Is Public Shaming Necessary?


The boy in the picture was publicly humiliated after being suspended from school. Photo credit: Huffington post

Grace Kim, Photojournalist

It isn’t quite hard to catch a picture or video on the internet of a parent publicly shaming their child for acting out. Whether it is a dad breaking his daughter’s laptop for posting inappropriate content, or a mom forcing her son to walk the streets of LA wearing a cardboard box that says “I am a thief” in big black bold letters, these are all examples of a new form of discipline called public shaming. In fact, public shaming became so bad in areas like Illinois that Governor La Shawn K. Ford had to propose a legislation to penalize parents who discipline their child online. Public shaming, as the name suggests, humiliates a person in public for his/her wrongdoings as a form of punishment. It is understandable that a parent might get frustrated at their child, still, public shaming is unacceptable. Salvador Martinez (11) understands that “a child should be disciplined, but [he doesn’t] think that public shaming is a necessary form of punishment.”

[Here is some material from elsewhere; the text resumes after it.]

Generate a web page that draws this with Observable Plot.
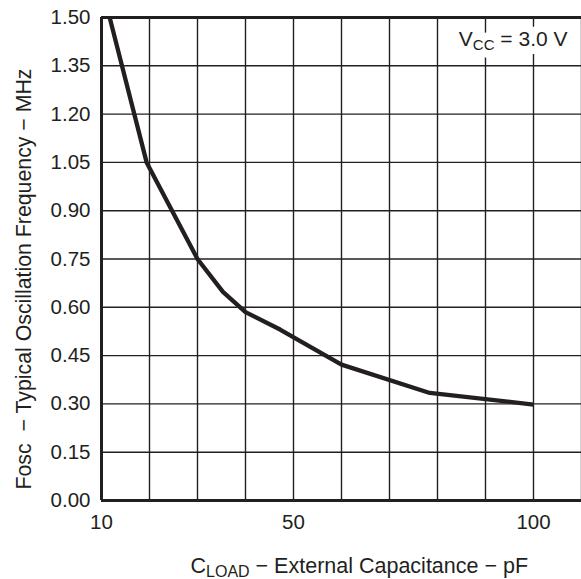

For one, public shaming will damage a young child’s confidence and mindset. According to a study by June Tangney of George Mason University, reprimanding a child at a public setting causes him/her to feel shame rather than guilt. As Fatherly described it, “shame is an emotion that makes you feel bad about yourself; guilt is an emotion that makes you feel bad about something you did.” Public shaming, surprisingly, had a contrary effect on young children. Instead of feeling ashamed of their actions, children had lower confidence and self- esteem. A girl from Tacoma, Washington even tried to commit suicide after her dad posted a picture of her long hair cut as a punishment for sending a boy racy pictures. The girl clearly needed to be disciplined, however public shaming proved to be unsuccessful. Not only does public discipline lowers a child’s confidence, it also creates a permanent record on the internet. Even if the parent wanted to delete the picture or video later on, the video may have already gone viral. As a result, the child may have a hard time getting a job or be isolated at school or work. The internet is a scary place. By publicly displaying one’s children on the internet, parents are, unknowingly, exposing their child to internet predators. These predators approach children with small self-esteem, and victims of public shaming are just what they are looking for. At school or work, victims of public discipline can also become victims of bullying. After all, anyone can view something that is shared online.


Disciplining your child doesn’t haven’t to be a traumatizing experience; there are alternatives that proved to be drastically more successful. Try actively listening to your child or creating small consequences for bad behavior such as chores.